On the other hand, I myself have developed various networks in the last ten-plus years: entrepreneur networks such as YEO (currently EO), the association of young business owners, study sessions of experts, and circles in the same age range.
An idea that has been on my mind for several years is that I will need a friendly network of similar interests if I really want to change Japan. One person only has so much power. That’s why you look for friends, and you share your strong intention to change Japan with them and have them spread that passion in their own circles. We could change Japan with this power of intent.

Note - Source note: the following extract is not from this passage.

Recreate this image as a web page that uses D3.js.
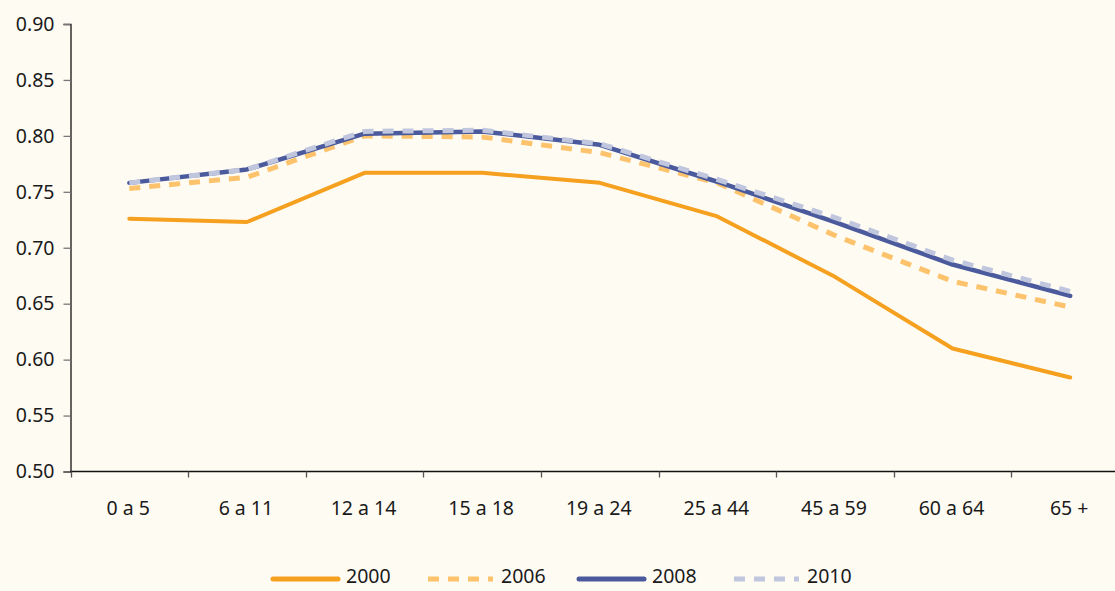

What prompted this idea was a conference I attended in the summer of 2008 that was run by an organization called the Australian Davos Connection. This meeting was launched about ten years ago when a friendly network in Australia decided to create a Davos-like community. What surprised me was that the Australian prime minister was enjoying this conference of Australian leaders. And it wasn’t just the prime minister; ministers and state governors were doing the same. They don’t simply give speeches and leave; they stay at a hotel for one or two nights. (See the column, “Conversation with the Prime Minister of Australia – ‘Expecting a Second Meiji Restoration’ (Japanese)” for scenes on the 2009 ADC)
Inspired that we should do this in Japan, I set to work. I sped up my efforts after the so-called Lehman Shock in September. I asked for volunteers to become board members, and entered into discussions. Everyone on the board was of the same generation. Sekou-san of the LDP and Maehara-san of the DPJ assumed board roles. I had people representing entrepreneurs, business owners and leadership roles in other fields join in. I called only on people who held the same ambitions, and we held our first G1 Summit at the foot of Mt. Bandai in Fukushima Prefecture.
We initially set a media policy of no releases whatsoever, including blog reports, since all our talk was off-the-record, as it was with Australia’s ADC. This year, with the spread of Twitter, we’ve essentially made it OK to release comments except for those on actual statements made by participants. That’s why I can now reveal the entire content of the meeting. However, we haven’t made a website at this point and we’re asking the media to refrain from releasing anything on us.
We’ve decided to call it the G1 Summit. G1 connotes meanings of, “One Globe,” “Aiming for Global No. 1” and “A gathering of a Generation,” It also contains our notion that there’s only “One Group (G1)” rather than G20 or G8.
The following is an excerpt from my speech at this year’s second summit:
At this G1 Summit, I am hoping that my same-generation friends at the forefronts of their circles will discuss and learn about different fields such as politics, economics, business, the environment, community, science and technology, education and culture beyond their positions, and connect the experience to specific actions. The objective of the meeting is to learn from one another the knowledge and perspectives required as social leaders, establish a vision, come up with specific measures, and work toward achieving a better society as we heighten exchange with our good friends.
I hope that you will keep the following points in mind during the G1 Summit discussions.
1) Proposals rather than criticism
2) From thoughts to actions
3) Develop self-awareness as leaders of the next generation.
This is the G1 spirit. In other words, one of the Summit’s primary objectives among study and exchange is to begin actions toward improving Japan. The milestone First Summit was held at the foot of Mt. Bandai based on that concept. We talked a great deal among over 100 participants. And the Second Summit this year was held at Tomamu in Hokkaido, at an even greater scale.